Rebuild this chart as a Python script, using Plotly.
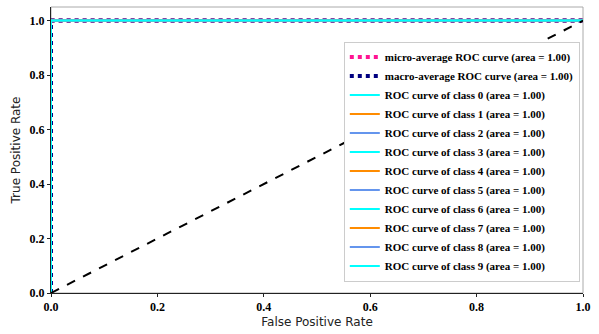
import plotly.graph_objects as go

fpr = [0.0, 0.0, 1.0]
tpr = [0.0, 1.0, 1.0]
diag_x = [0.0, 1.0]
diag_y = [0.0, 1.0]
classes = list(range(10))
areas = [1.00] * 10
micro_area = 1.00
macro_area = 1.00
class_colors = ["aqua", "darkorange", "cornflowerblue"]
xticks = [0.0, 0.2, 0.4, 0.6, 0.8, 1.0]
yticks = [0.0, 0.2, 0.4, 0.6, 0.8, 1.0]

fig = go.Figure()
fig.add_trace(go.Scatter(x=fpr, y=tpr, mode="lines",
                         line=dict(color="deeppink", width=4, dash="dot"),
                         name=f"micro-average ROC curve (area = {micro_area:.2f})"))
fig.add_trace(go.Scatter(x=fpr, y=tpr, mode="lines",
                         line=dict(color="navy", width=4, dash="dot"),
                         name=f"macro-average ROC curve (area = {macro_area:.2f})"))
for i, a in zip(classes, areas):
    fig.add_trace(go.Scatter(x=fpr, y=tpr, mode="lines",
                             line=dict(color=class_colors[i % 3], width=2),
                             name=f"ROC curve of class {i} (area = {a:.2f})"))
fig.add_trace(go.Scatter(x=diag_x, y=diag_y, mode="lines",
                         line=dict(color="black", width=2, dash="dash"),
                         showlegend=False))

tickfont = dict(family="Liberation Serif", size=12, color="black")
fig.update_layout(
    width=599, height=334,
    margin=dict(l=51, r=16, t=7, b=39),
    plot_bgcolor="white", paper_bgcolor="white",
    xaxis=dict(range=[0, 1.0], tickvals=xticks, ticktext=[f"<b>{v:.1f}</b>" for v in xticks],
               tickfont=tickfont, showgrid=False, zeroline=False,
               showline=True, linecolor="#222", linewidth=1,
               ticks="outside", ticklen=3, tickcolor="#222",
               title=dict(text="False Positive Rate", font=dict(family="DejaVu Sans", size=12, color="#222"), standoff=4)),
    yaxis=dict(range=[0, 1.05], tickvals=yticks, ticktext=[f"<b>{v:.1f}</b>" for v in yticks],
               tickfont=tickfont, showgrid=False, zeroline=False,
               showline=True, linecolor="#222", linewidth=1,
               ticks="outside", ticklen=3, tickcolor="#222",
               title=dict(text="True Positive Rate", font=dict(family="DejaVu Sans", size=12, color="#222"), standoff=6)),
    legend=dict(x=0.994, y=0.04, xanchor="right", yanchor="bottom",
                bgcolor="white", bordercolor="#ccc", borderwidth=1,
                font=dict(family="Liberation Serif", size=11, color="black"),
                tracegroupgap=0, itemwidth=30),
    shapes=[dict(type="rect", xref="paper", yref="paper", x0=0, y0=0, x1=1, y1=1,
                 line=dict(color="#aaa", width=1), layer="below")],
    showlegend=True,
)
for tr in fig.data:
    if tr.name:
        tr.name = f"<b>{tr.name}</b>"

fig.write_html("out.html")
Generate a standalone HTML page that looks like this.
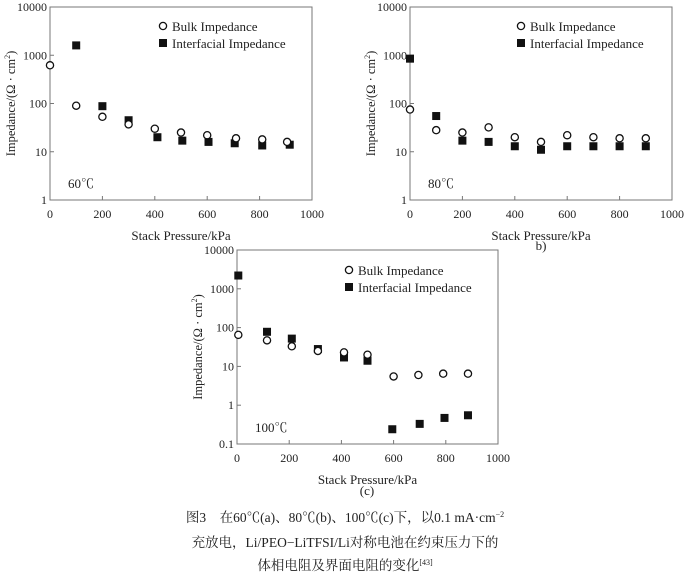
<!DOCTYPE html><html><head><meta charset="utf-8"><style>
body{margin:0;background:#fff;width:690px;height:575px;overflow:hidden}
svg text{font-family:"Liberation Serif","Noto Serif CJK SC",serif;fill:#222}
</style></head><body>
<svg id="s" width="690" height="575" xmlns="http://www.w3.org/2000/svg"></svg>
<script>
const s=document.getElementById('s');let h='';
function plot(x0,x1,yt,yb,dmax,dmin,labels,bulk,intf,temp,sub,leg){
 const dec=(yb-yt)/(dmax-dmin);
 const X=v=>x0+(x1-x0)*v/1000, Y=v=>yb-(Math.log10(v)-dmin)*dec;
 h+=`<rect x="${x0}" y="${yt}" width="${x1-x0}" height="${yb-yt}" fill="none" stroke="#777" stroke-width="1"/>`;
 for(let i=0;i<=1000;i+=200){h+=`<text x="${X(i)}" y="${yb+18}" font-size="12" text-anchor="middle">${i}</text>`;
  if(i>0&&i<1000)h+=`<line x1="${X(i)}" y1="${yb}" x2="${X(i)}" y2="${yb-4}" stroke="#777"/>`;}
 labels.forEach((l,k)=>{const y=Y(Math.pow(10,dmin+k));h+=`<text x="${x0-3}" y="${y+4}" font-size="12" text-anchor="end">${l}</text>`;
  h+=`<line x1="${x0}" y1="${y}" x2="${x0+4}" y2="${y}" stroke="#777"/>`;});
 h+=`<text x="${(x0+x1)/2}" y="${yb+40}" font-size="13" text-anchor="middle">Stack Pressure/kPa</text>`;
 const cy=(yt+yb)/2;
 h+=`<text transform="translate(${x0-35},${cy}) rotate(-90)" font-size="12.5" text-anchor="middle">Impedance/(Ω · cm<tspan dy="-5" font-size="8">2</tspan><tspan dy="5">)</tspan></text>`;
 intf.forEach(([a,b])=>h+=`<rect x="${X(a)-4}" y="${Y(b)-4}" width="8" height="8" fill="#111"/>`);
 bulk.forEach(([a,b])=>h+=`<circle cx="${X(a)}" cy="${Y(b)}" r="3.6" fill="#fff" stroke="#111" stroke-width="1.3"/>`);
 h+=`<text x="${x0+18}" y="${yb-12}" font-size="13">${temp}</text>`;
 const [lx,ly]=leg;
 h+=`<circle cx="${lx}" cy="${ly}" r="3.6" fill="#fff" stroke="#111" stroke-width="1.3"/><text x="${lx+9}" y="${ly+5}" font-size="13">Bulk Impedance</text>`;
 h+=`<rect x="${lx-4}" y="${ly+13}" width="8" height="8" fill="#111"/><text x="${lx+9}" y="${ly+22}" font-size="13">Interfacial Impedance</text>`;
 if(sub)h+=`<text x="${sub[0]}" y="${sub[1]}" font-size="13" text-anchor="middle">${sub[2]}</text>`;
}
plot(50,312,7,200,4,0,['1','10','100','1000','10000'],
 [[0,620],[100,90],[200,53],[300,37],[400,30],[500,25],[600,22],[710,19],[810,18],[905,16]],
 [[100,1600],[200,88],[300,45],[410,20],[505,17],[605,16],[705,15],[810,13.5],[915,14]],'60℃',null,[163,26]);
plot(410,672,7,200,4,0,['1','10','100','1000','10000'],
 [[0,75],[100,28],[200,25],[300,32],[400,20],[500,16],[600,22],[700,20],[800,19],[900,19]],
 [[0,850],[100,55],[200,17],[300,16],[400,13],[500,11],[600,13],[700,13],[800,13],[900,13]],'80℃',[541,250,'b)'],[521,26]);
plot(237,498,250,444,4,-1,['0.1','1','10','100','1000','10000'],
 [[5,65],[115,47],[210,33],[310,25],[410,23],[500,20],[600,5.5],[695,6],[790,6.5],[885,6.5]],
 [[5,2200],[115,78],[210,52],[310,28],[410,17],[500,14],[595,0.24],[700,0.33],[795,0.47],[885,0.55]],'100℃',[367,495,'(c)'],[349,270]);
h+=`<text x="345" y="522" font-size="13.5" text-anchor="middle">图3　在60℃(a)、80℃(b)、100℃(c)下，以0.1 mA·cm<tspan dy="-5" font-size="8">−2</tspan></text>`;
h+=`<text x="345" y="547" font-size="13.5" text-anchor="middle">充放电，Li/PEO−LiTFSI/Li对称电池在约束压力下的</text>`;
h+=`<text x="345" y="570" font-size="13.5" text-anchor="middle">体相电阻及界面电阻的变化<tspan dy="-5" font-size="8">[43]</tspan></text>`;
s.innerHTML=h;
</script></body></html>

::::::::::

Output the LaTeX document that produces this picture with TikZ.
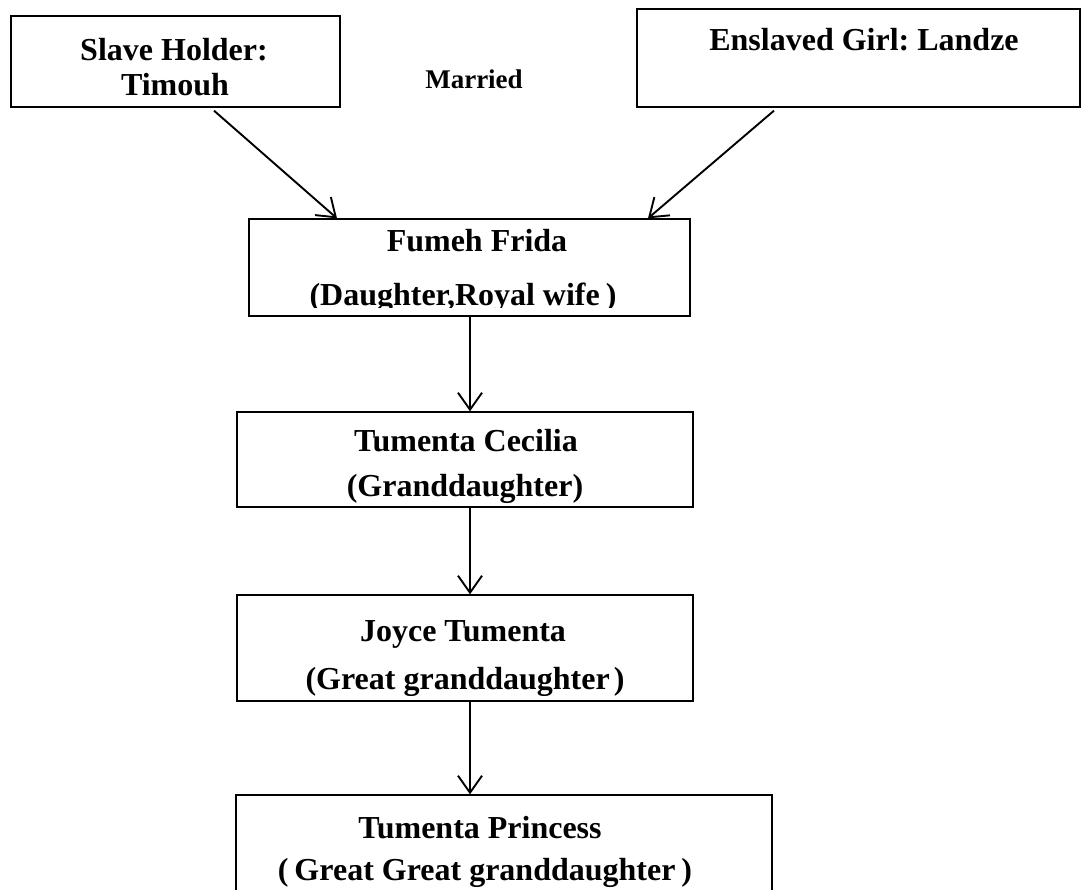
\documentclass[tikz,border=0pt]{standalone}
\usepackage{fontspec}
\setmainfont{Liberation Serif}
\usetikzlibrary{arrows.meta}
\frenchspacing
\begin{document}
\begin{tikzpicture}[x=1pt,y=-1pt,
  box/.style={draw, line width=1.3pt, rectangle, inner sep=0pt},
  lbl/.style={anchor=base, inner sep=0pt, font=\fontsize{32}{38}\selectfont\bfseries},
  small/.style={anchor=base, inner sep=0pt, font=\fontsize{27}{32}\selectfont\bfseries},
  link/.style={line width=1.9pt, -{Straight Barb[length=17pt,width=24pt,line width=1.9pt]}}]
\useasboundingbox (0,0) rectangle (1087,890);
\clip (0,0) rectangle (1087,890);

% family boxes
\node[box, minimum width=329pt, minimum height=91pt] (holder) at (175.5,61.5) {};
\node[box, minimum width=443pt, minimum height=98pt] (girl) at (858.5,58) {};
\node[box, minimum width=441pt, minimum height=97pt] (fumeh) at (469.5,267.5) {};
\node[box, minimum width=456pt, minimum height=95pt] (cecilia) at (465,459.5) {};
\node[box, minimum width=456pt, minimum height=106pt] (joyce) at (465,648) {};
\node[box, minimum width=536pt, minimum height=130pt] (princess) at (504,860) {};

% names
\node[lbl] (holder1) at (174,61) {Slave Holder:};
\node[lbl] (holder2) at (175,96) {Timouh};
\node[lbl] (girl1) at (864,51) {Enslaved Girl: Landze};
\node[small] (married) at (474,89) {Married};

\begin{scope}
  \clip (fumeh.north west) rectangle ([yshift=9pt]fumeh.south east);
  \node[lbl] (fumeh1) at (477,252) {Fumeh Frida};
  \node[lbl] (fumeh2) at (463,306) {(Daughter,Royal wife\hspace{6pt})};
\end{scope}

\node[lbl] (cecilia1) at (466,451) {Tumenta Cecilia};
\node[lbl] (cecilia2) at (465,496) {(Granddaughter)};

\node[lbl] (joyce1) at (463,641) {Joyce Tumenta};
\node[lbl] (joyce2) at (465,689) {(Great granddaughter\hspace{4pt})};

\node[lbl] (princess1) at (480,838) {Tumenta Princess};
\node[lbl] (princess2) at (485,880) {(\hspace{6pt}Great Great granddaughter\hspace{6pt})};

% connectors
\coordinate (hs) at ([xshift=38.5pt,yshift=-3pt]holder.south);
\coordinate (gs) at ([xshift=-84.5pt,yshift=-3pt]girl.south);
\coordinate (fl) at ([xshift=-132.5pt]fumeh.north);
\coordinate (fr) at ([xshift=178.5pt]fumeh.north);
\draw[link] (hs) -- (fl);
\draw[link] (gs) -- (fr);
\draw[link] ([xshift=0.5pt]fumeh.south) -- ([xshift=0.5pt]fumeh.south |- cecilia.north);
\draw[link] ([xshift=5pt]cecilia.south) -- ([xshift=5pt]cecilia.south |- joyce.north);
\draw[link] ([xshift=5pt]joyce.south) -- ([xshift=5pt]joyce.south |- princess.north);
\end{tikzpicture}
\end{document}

::::::::::

What you need to do: Look through the entries above. Extract each line with the word "standalone".

Full answer:
Generate a standalone HTML page that looks like this.
\documentclass[tikz,border=0pt]{standalone}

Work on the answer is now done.